Work instructions:
Output every line exactly as written. Leave out pictures.

☆ ☆ ☆ ☆ ☆

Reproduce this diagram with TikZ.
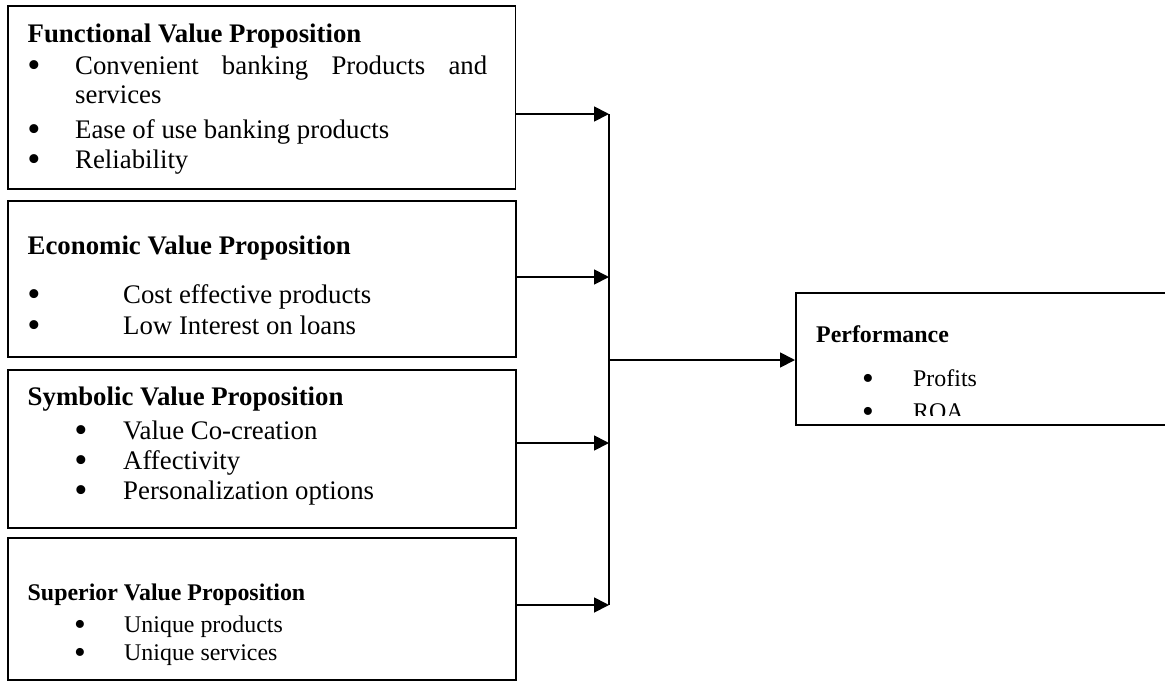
\documentclass[tikz,border=0pt]{standalone}
\usepackage{fontspec}
\setmainfont{Liberation Serif}
\usetikzlibrary{arrows.meta}
\newcommand{\bigbul}{\smash{\raisebox{-3pt}{\scalebox{1.4}{\textbullet}}}}
\begin{document}
\begin{tikzpicture}[x=1pt,y=-1pt,
  box/.style={draw,line width=1.8pt,inner sep=0pt,anchor=north west},
  txt/.style={anchor=base west,inner sep=0pt,font=\fontsize{26.8}{30}\selectfont},
  ttl/.style={anchor=base west,inner sep=0pt,font=\fontsize{26.8}{30}\selectfont\bfseries},
  stxt/.style={anchor=base west,inner sep=0pt,font=\fontsize{23.9}{27}\selectfont},
  sttl/.style={anchor=base west,inner sep=0pt,font=\fontsize{23.9}{27}\selectfont\bfseries},
  bul/.style={anchor=base,inner sep=0pt,font=\fontsize{26.8}{30}\selectfont},
  sbul/.style={anchor=base,inner sep=0pt,font=\fontsize{23.9}{27}\selectfont},
  link/.style={line width=1.8pt},
  arr/.style={line width=1.8pt,-{Triangle[length=15pt,width=15pt]}}]
\useasboundingbox (0,0) rectangle (1165,681);

% boxes
\node[box,minimum width=507.5pt,minimum height=183pt] (b1) at (7,5) {};
\node[box,minimum width=508pt,minimum height=156pt] (b2) at (7,200) {};
\node[box,minimum width=508pt,minimum height=158pt] (b3) at (7,369) {};
\node[box,minimum width=508pt,minimum height=142pt] (b4) at (7,537) {};
\node[box,minimum width=400pt,minimum height=132pt] (perf) at (795,292) {};

% box 1
\node[ttl] (t1) at (27.5,42) {Functional Value Proposition};
\node[bul] (b1a) at (34,74) {\bigbul};
\node[txt,text width=412pt,align=justify] (l1a) at (75,74) {Convenient\hfill banking\hfill Products\hfill and};
\node[txt] (l1b) at (75,103) {services};
\node[bul] (b1c) at (34,138) {\bigbul};
\node[txt] (l1c) at (75,138) {Ease of use banking products};
\node[bul] (b1d) at (34,168) {\bigbul};
\node[txt] (l1d) at (75,168) {Reliability};

% box 2
\node[ttl] (t2) at (27.5,254) {Economic Value Proposition};
\node[bul] (b2a) at (34,303) {\bigbul};
\node[txt] (l2a) at (123,303) {Cost effective products};
\node[bul] (b2b) at (34,334) {\bigbul};
\node[txt] (l2b) at (123,334) {Low Interest on loans};

% box 3
\node[ttl] (t3) at (27.5,405) {Symbolic Value Proposition};
\node[bul] (b3a) at (81,439) {\bigbul};
\node[txt] (l3a) at (123,439) {Value Co-creation};
\node[bul] (b3b) at (81,469) {\bigbul};
\node[txt] (l3b) at (123,469) {Affectivity};
\node[bul] (b3c) at (81,499) {\bigbul};
\node[txt] (l3c) at (123,499) {Personalization options};

% box 4
\node[sttl] (t4) at (27.5,600) {Superior Value Proposition};
\node[sbul] (b4a) at (80,632) {\bigbul};
\node[stxt] (l4a) at (124,632) {Unique products};
\node[sbul] (b4b) at (80,660) {\bigbul};
\node[stxt] (l4b) at (124,660) {Unique services};

% performance
\node[sttl] (t5) at (816,342) {Performance};
\node[sbul] (b5a) at (868,386) {\bigbul};
\node[stxt] (l5a) at (913,386) {Profits};
\begin{scope}
\clip (795,292) rectangle (1165,415.5);
\node[sbul] (b5b) at (868,419.5) {\bigbul};
\node[stxt] (l5b) at (913,419.5) {ROA};
\end{scope}

% connectors
\coordinate (j1) at (609,114);
\coordinate (j2) at (609,277);
\coordinate (j3) at (609,443);
\coordinate (j4) at (609,605);
\coordinate (jm) at (609,360);
\draw[arr] (b1.east |- j1) -- (j1);
\draw[arr] (b2.east |- j2) -- (j2);
\draw[arr] (b3.east |- j3) -- (j3);
\draw[arr] (b4.east |- j4) -- (j4);
\draw[link] (j1) -- (j4);
\draw[arr] (jm) -- (perf.west |- jm);
\end{tikzpicture}
\end{document}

☆ ☆ ☆ ☆ ☆

Problem solution:
Reproduce this diagram with TikZ.
\documentclass[tikz,border=0pt]{standalone}
\usepackage{fontspec}
\setmainfont{Liberation Serif}
\usetikzlibrary{arrows.meta}
\newcommand{\bigbul}{\smash{\raisebox{-3pt}{\scalebox{1.4}{\textbullet}}}}
\begin{document}
\begin{tikzpicture}[x=1pt,y=-1pt,
  box/.style={draw,line width=1.8pt,inner sep=0pt,anchor=north west},
  txt/.style={anchor=base west,inner sep=0pt,font=\fontsize{26.8}{30}\selectfont},
  ttl/.style={anchor=base west,inner sep=0pt,font=\fontsize{26.8}{30}\selectfont\bfseries},
  stxt/.style={anchor=base west,inner sep=0pt,font=\fontsize{23.9}{27}\selectfont},
  sttl/.style={anchor=base west,inner sep=0pt,font=\fontsize{23.9}{27}\selectfont\bfseries},
  bul/.style={anchor=base,inner sep=0pt,font=\fontsize{26.8}{30}\selectfont},
  sbul/.style={anchor=base,inner sep=0pt,font=\fontsize{23.9}{27}\selectfont},
  link/.style={line width=1.8pt},
  arr/.style={line width=1.8pt,-{Triangle[length=15pt,width=15pt]}}]
\useasboundingbox (0,0) rectangle (1165,681);

% boxes
\node[box,minimum width=507.5pt,minimum height=183pt] (b1) at (7,5) {};
\node[box,minimum width=508pt,minimum height=156pt] (b2) at (7,200) {};
\node[box,minimum width=508pt,minimum height=158pt] (b3) at (7,369) {};
\node[box,minimum width=508pt,minimum height=142pt] (b4) at (7,537) {};
\node[box,minimum width=400pt,minimum height=132pt] (perf) at (795,292) {};

% box 1
\node[ttl] (t1) at (27.5,42) {Functional Value Proposition};
\node[bul] (b1a) at (34,74) {\bigbul};
\node[txt,text width=412pt,align=justify] (l1a) at (75,74) {Convenient\hfill banking\hfill Products\hfill and};
\node[txt] (l1b) at (75,103) {services};
\node[bul] (b1c) at (34,138) {\bigbul};
\node[txt] (l1c) at (75,138) {Ease of use banking products};
\node[bul] (b1d) at (34,168) {\bigbul};
\node[txt] (l1d) at (75,168) {Reliability};

% box 2
\node[ttl] (t2) at (27.5,254) {Economic Value Proposition};
\node[bul] (b2a) at (34,303) {\bigbul};
\node[txt] (l2a) at (123,303) {Cost effective products};
\node[bul] (b2b) at (34,334) {\bigbul};
\node[txt] (l2b) at (123,334) {Low Interest on loans};

% box 3
\node[ttl] (t3) at (27.5,405) {Symbolic Value Proposition};
\node[bul] (b3a) at (81,439) {\bigbul};
\node[txt] (l3a) at (123,439) {Value Co-creation};
\node[bul] (b3b) at (81,469) {\bigbul};
\node[txt] (l3b) at (123,469) {Affectivity};
\node[bul] (b3c) at (81,499) {\bigbul};
\node[txt] (l3c) at (123,499) {Personalization options};

% box 4
\node[sttl] (t4) at (27.5,600) {Superior Value Proposition};
\node[sbul] (b4a) at (80,632) {\bigbul};
\node[stxt] (l4a) at (124,632) {Unique products};
\node[sbul] (b4b) at (80,660) {\bigbul};
\node[stxt] (l4b) at (124,660) {Unique services};

% performance
\node[sttl] (t5) at (816,342) {Performance};
\node[sbul] (b5a) at (868,386) {\bigbul};
\node[stxt] (l5a) at (913,386) {Profits};
\begin{scope}
\clip (795,292) rectangle (1165,415.5);
\node[sbul] (b5b) at (868,419.5) {\bigbul};
\node[stxt] (l5b) at (913,419.5) {ROA};
\end{scope}

% connectors
\coordinate (j1) at (609,114);
\coordinate (j2) at (609,277);
\coordinate (j3) at (609,443);
\coordinate (j4) at (609,605);
\coordinate (jm) at (609,360);
\draw[arr] (b1.east |- j1) -- (j1);
\draw[arr] (b2.east |- j2) -- (j2);
\draw[arr] (b3.east |- j3) -- (j3);
\draw[arr] (b4.east |- j4) -- (j4);
\draw[link] (j1) -- (j4);
\draw[arr] (jm) -- (perf.west |- jm);
\end{tikzpicture}
\end{document}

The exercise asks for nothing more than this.